As abstracted pertinent portions of the statement made by the trial court, relied on by appellant as affording grounds for reversal of the order granting a new trial, read:

"The Court: In the McClay Appeal, No. 20-541, this case was tried to the jury in last November, 25th and 26th, of 1957. And the motion was argued on April 16th and it has been under advisement since then. This is a case in which the jury returned an award, the appraisers returned an award of something over $10,000.00 and the jury returned a verdict of $6,862.10. As I related to the attorneys at the time of the motion for new trial, when they concluded the arguments on the motion for a new trial, during the trial of this case the only witnesses for the Highway Commission as I remember it who went into the matter of values was Mr. Weien. And I detected from his demeanor on the stand, and also from probably some of the previous testimony and the way he had testified in previous cases that he had not disclosed to the jury his full view on the matter of damages. And I felt that so strongly that the next morning I went by his office and discussed it with him and he told me that was the situation. He had testified only as to what he thought the difference in the sale value of the entire tract was and he also had a figure that he thought was damages that he should have revealed to the jury that in his estimation the damages included not only that but 395 rods of fence at a total estimated value of damage of $987.50 and a miscellaneous figure, due to the change in the situation at the little house and so forth, of $1,000.00, which made $1,987.50 that he had that he figured would have been in his estimate of damages that was not conveyed to the jury. And for these reasons I think I will grant a new trial in that case." (Emphasis supplied.)

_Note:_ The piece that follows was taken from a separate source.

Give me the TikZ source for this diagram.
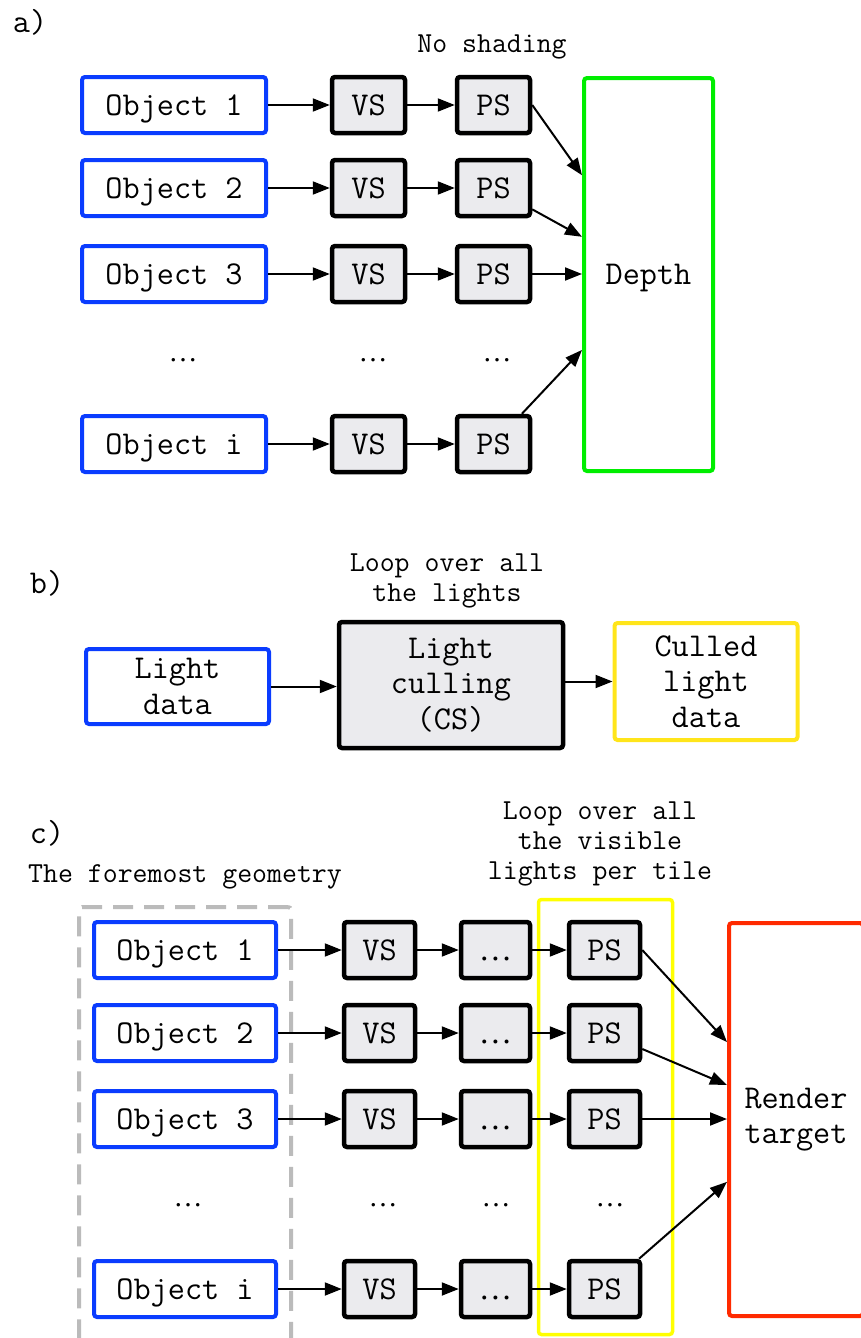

Stripped of all excess verbiage the over-all question raised by appellant with respect to the propriety of the ruling on the motion is that since it appears from the foregoing statement the trial court made an independent investigation as to the merits of its ruling, that action was so improper as to compel a reversal of such ruling on appellate review. It may be conceded the action of which appellant complains was irregular and cannot be sanctioned or approved. Even so, under the confronting facts and circumstances, it does not follow, as appellant contends, that action requires or warrants a reversal of the ruling granting a new trial.

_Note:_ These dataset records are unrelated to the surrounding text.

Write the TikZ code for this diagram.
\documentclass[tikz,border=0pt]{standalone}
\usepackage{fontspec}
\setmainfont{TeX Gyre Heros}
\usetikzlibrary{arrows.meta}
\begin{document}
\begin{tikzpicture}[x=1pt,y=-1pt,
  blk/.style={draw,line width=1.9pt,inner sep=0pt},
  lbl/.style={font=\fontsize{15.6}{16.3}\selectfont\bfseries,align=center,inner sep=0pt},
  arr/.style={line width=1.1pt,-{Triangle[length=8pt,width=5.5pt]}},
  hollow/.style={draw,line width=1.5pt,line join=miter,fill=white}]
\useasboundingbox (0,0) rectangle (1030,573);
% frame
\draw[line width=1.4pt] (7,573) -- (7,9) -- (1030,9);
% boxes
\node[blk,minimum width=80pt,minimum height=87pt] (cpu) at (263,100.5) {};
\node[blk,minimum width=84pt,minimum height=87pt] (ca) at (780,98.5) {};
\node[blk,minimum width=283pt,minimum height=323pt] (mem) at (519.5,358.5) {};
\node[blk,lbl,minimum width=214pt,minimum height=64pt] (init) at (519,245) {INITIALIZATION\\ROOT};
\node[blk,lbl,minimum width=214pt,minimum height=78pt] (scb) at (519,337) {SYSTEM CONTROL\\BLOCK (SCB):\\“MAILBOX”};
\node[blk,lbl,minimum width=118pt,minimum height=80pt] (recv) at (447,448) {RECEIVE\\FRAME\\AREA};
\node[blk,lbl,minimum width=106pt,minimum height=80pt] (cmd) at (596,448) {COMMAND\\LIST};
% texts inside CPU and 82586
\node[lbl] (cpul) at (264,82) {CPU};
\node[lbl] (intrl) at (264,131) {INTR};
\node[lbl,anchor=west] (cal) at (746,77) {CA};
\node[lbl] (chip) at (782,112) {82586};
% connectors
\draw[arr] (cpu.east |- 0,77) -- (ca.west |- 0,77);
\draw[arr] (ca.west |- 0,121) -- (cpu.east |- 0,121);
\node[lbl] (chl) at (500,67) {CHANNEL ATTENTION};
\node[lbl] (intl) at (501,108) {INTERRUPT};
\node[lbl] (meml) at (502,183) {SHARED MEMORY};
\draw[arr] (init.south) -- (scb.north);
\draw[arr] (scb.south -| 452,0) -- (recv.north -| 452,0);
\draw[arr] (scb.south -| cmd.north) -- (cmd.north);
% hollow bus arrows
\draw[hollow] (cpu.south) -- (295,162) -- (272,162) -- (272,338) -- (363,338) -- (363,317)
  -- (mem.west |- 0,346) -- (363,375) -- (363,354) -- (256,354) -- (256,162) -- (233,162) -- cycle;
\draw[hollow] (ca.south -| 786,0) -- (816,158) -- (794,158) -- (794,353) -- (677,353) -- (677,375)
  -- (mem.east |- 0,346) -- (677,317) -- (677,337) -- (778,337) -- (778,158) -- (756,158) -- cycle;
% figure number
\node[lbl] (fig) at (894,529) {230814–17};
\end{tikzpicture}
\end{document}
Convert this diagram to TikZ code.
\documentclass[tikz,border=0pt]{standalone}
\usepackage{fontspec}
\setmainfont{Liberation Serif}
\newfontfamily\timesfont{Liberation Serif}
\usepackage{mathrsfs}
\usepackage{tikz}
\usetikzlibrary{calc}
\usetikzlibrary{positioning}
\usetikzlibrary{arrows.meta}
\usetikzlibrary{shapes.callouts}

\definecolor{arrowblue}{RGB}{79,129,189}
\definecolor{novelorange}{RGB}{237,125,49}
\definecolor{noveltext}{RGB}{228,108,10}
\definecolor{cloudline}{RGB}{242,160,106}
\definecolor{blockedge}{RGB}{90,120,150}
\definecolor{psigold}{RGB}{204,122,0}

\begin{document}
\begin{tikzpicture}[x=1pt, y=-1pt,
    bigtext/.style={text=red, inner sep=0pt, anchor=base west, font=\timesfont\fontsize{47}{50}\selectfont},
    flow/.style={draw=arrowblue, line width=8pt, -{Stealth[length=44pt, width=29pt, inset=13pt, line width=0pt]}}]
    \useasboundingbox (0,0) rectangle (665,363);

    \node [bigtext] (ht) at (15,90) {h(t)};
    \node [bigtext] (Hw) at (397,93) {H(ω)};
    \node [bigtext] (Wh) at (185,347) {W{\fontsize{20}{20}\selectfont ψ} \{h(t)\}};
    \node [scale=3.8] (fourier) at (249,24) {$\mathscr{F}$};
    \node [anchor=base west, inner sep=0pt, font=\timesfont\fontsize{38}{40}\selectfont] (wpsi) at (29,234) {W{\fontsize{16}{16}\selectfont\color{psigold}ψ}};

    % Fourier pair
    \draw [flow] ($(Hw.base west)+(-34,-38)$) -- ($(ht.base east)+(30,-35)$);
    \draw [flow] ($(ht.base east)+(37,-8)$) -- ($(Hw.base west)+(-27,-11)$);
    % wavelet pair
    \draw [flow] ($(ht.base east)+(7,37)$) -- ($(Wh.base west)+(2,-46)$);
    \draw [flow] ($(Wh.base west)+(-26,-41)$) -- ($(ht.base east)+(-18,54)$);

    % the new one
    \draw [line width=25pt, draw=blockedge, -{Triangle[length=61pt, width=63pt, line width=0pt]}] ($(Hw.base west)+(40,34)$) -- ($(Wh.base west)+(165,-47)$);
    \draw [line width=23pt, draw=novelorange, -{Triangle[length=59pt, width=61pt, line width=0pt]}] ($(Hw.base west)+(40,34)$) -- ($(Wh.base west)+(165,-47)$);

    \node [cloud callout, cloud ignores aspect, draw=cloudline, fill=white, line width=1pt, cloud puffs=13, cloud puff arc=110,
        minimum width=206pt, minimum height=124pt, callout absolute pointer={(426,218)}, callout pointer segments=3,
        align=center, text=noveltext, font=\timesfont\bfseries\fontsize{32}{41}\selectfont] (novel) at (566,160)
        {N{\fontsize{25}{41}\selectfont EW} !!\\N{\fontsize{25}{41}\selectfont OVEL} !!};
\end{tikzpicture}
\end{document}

The rules of law governing appellate review of claims that trial courts have erred in granting motions for a new trial are well-established in this jurisdiction and universally applied. One of such *273 rules is that if a trial court is dissatisfied with a verdict it not only has the authority but it is its duty to set such verdict aside and grant a new trial. Another is that the court in granting such a motion performed that duty, exercised its independent judgment, and determined whether the verdict should be set aside. Other such rules are to the effect (1) that an order of a trial court allowing a motion for a new trial will not be reversed unless this court is satisfied its action was wholly unwarranted and clearly amounts to abuse of discretion and (2) that the granting of a motion for a new trial rests so much in the trial court's sound discretion that its action will not be held to be reversible error unless it can be said the party complaining thereof has clearly established error with respect to some pure, simple and unmixed question of law. For just a few cases, citing numerous other decisions, where the foregoing rules are stated, considered, discussed and applied, see Bateman v. Roller, 168 Kan. 111, 211 P.2d 440; Schroeder v. Texas Co., 169 Kan. 607, 219 P.2d 1063; Moon v. Lord, 172 Kan. 139, 238 P.2d 506; Gould v. Robinson, 181 Kan. 66, 309 P.2d 405.

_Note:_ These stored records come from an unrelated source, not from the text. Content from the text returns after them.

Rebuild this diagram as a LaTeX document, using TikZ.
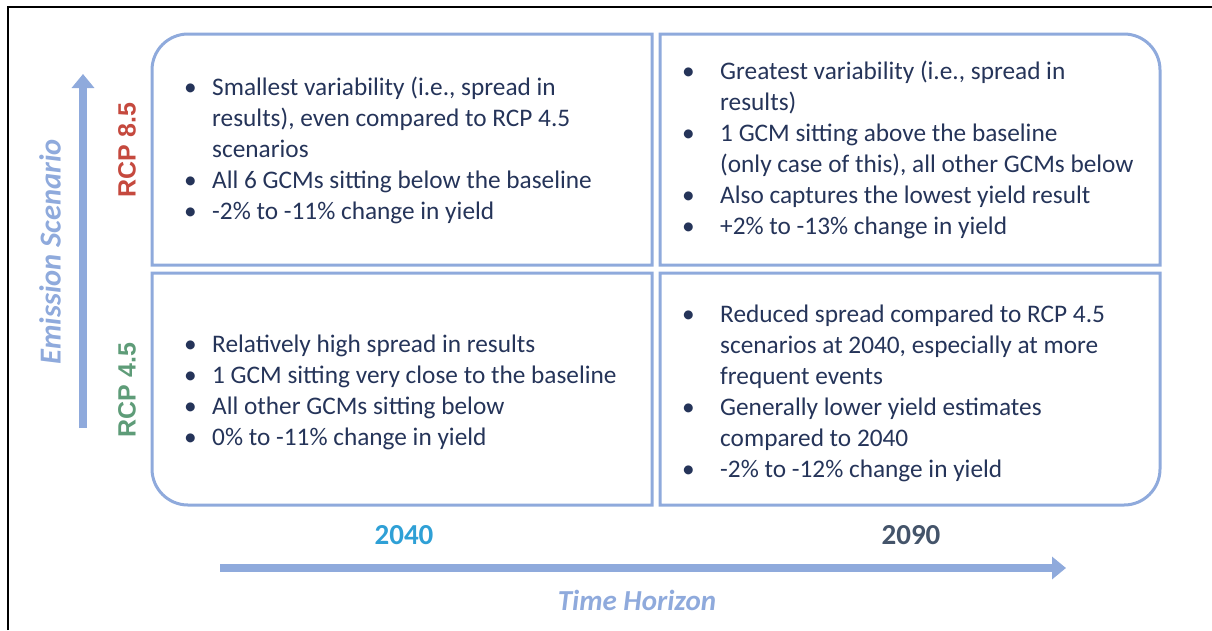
\documentclass[tikz,border=0pt]{standalone}
\usepackage{fontspec}
\setmainfont{Carlito}
\newfontfamily\arialfont{Liberation Sans}
\usepackage{tikz}
\usetikzlibrary{arrows.meta}
\definecolor{gridblue}{HTML}{8FAADC}
\definecolor{bodytxt}{HTML}{253459}
\definecolor{rcpred}{HTML}{C5493E}
\definecolor{rcpgreen}{HTML}{5E9C78}
\definecolor{yearcyan}{HTML}{2FA0D6}
\definecolor{yeargrey}{HTML}{44546A}
\tikzset{cellbox/.style={draw=gridblue,line width=3pt},
    axisarrow/.style={draw=gridblue,line width=8pt,-{Triangle[length=14pt,width=22pt]}},
    axislabel/.style={text=gridblue,font=\fontsize{29}{34}\selectfont\bfseries\itshape},
    rcplabel/.style={font=\arialfont\fontsize{25}{30}\selectfont\bfseries,rotate=90},
    yearlabel/.style={font=\fontsize{29}{34}\selectfont\bfseries},
    celltext/.style={anchor=west,inner sep=0pt,text=bodytxt,font=\fontsize{25.3}{31}\selectfont}}
\begin{document}
\begin{tikzpicture}[x=1pt,y=1pt,yscale=-1,xscale=1]
\useasboundingbox (0,0) rectangle (1212,630);
%Straight Lines [frame]
\draw [line width=2pt] (8,630) -- (8,7) -- (1212,7) ;

%Shape: Box [top left]
\draw [cellbox] (152,150) [rounded corners=36] -- (152,34) -- (400,34) [sharp corners] -- (652,34) -- (652,265) -- (152,265) -- cycle ;
%Shape: Box [top right]
\draw [cellbox] (900,34) [rounded corners=36] -- (1160,34) -- (1160,150) [sharp corners] -- (1160,265) -- (660,265) -- (660,34) -- cycle ;
%Shape: Box [bottom left]
\draw [cellbox] (152,390) [rounded corners=36] -- (152,505) -- (400,505) [sharp corners] -- (652,505) -- (652,273) -- (152,273) -- cycle ;
%Shape: Box [bottom right]
\draw [cellbox] (900,505) [rounded corners=36] -- (1160,505) -- (1160,390) [sharp corners] -- (1160,273) -- (660,273) -- (660,505) -- cycle ;

%Axis arrows
\coordinate (ylow) at (83,428);
\coordinate (yhigh) at (83,74);
\coordinate (xlow) at (220,568);
\coordinate (xhigh) at (1066,568);
\draw [axisarrow] (ylow) -- (yhigh) ;
\draw [axisarrow] (xlow) -- (xhigh) ;

% Text Node
\node [axislabel,font=\fontsize{30.5}{36}\selectfont\bfseries\itshape,rotate=90] (emission) at (50,252) {Emission Scenario};
% Text Node
\node [axislabel] (horizon) at (637,600) {Time Horizon};
% Text Node
\node [rcplabel,text=rcpred] (rcphigh) at (127,150) {RCP 8.5};
% Text Node
\node [rcplabel,text=rcpgreen] (rcplow) at (127,390) {RCP 4.5};
% Text Node
\node [yearlabel,text=yearcyan] (near) at (404,535) {2040};
% Text Node
\node [yearlabel,text=yeargrey] (far) at (911,535) {2090};

% Text Node
\node [celltext] (hinear) at (184,151.5) {\begin{tabular}{@{}p{28pt}@{}l@{}}
\textbullet & Smallest variability (i.e., spread in\\
 & results), even compared to RCP 4.5\\
 & scenarios\\
\textbullet & All 6 GCMs sitting below the baseline\\
\textbullet & -2\% to -11\% change in yield
\end{tabular}};
% Text Node
\node [celltext] (hifar) at (682,150.5) {\begin{tabular}{@{}p{38pt}@{}l@{}}
\textbullet & Greatest variability (i.e., spread in\\
 & results)\\
\textbullet & 1 GCM sitting above the baseline\\
 & (only case of this), all other GCMs below\\
\textbullet & Also captures the lowest yield result\\
\textbullet & +2\% to -13\% change in yield
\end{tabular}};
% Text Node
\node [celltext] (lonear) at (184,393) {\begin{tabular}{@{}p{28pt}@{}l@{}}
\textbullet & Relatively high spread in results\\
\textbullet & 1 GCM sitting very close to the baseline\\
\textbullet & All other GCMs sitting below\\
\textbullet & 0\% to -11\% change in yield
\end{tabular}};
% Text Node
\node [celltext] (lofar) at (682,393.5) {\begin{tabular}{@{}p{38pt}@{}l@{}}
\textbullet & Reduced spread compared to RCP 4.5\\
 & scenarios at 2040, especially at more\\
 & frequent events\\
\textbullet & Generally lower yield estimates\\
 & compared to 2040\\
\textbullet & -2\% to -12\% change in yield
\end{tabular}};

\end{tikzpicture}
\end{document}
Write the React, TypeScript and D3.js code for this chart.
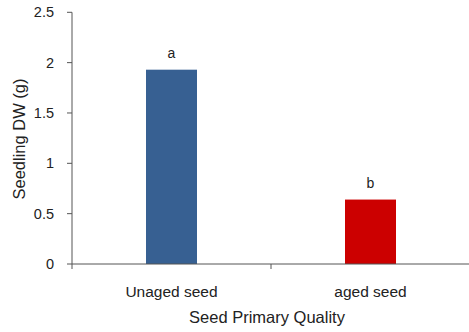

Nothing would be gained by an extended discussion of other contentions, all founded on the premise to which we have heretofore referred, advanced by appellant in support of its position the general verdict of the jury and the findings made in answers to the special questions should be permitted to stand and the order made setting them aside and granting a new trial should be reversed. It is enough to say that resort to the heretofore quoted remarks of the district judge clearly reveals that he was dissatisfied with the verdict and special findings of the jury, otherwise he would not have resorted to the unusual procedure of talking to the witness (Weien) in order to make certain that his own recollection, respecting the state of the record and the fairness of the trial had by the appellant, was correct. Moreover, we are satisfied the record makes it appear the sole motive of such judge in talking to Weien was to make certain that all parties had been afforded a fair trial and that after doing so he exercised his independent judgment in determining whether he was dissatisfied with the verdict and the motion for a new trial should be sustained. In such a situation, in the absence of any claim or affirmative showing and there is none that the action of the trial judge in granting a new trial was arbitrary. capricious, or influenced by bias or prejudice, we are convinced that application of any one or all of the established rules, to which *274 we have heretofore referred, precludes this court from sustaining or upholding appellant's claim the trial court committed reversible error in sustaining the motion for a new trial.

In conclusion is should perhaps be stated that in its brief appellant, without stressing the point, directs attention to the fact the motion for a new trial was presented at one term and granted at a subsequent term. No claim is made that such motion was not filed within the time required by statute. Under these circumstances we are at a loss to know why the subject is mentioned. Our decisions hold that where a motion for a new trial has been duly filed, the jurisdiction of the court is not lost by the fact such motion was not considered and determined until after several terms of court had passed (Armourdale State Bank v. Hoel, 120 Kan. 130, 242 Pac. 481; Hoffman v. Hoffman, 156 Kan. 647, 135 P.2d 887; Barstow v. Elmore, 177 Kan. 30, 276 P.2d 360; State Investment Co. v. Pacific Employers Ins. Co., 183 Kan. 229, 326 P.2d 303).

The order and judgment of the district court granting a new trial is affirmed.